When a prediction market hits 100%, it stops being a market. It becomes a scoreboard for groupthink.
The Bitcoin above $70k on May 31 market is showing exactly that. No friction. No dissent. Just consensus so total it's stopped asking questions.
Here's the problem: certainty is the enemy of accuracy. History is littered with "sure things" that weren't. Prediction markets have gotten better at aggregating information, but they're still vulnerable to a specific failure mode—when the crowd agrees so completely that contrarian voices get priced out. The last trader willing to buy "no" leaves the market. Prices don't move. And suddenly you have 100% conviction on something that, mathematically, should never be 100%.
What Would Have to Happen
For Bitcoin to stay below $70k through May 31, you'd need either a regulatory shock (major exchange ban, stablecoin crackdown) or a macroeconomic event severe enough to crater risk assets broadly. A recession. A banking crisis. A geopolitical escalation that spooks capital flows. None of these are likely—but they're not impossible.
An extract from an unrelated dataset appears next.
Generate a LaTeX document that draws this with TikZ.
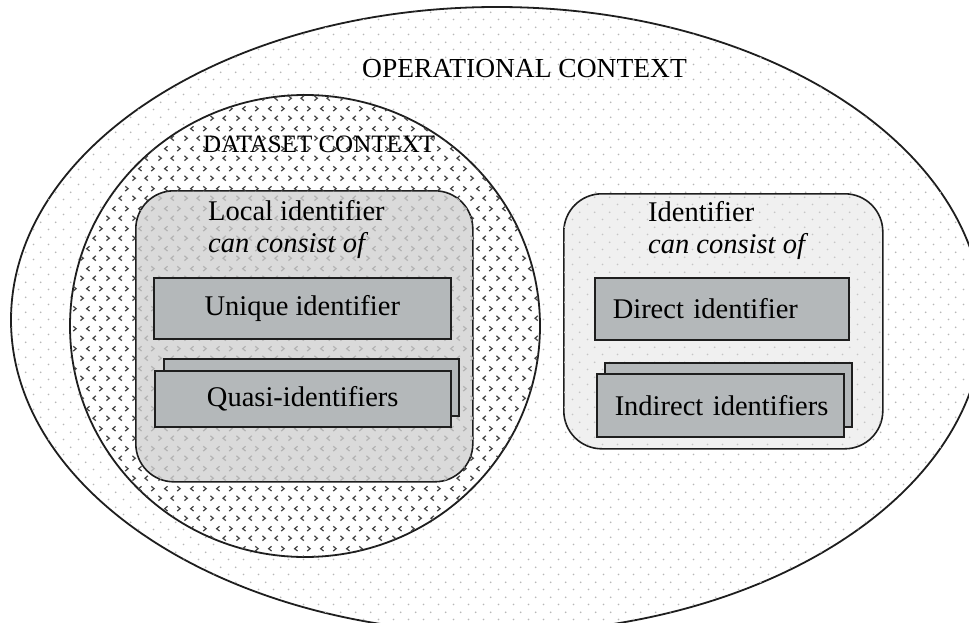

The market is currently pricing the probability of none of these things occurring as literally zero. That's not analysis; that's a bet that the next five months will be perfectly stable.
Why Crowds Get Complacent
When an outcome feels "settled," traders stop working. The bid-ask spread widens. Liquidity dries up. And then a small piece of genuine uncertainty—a Fed hawkish surprise, a China policy shift—has nowhere to go. It can't gradually shift the odds. It has to blow through them.
Extreme-odds markets often reveal what the crowd wants to be true, not what it genuinely believes. Bitcoin staying above $70k is perfectly plausible. But plausible isn't 100%. And when you see 100%, you've found the market's blind spot.
The real question isn't whether Bitcoin will stay above $70k. It's whether anyone's brave enough to disagree at these odds.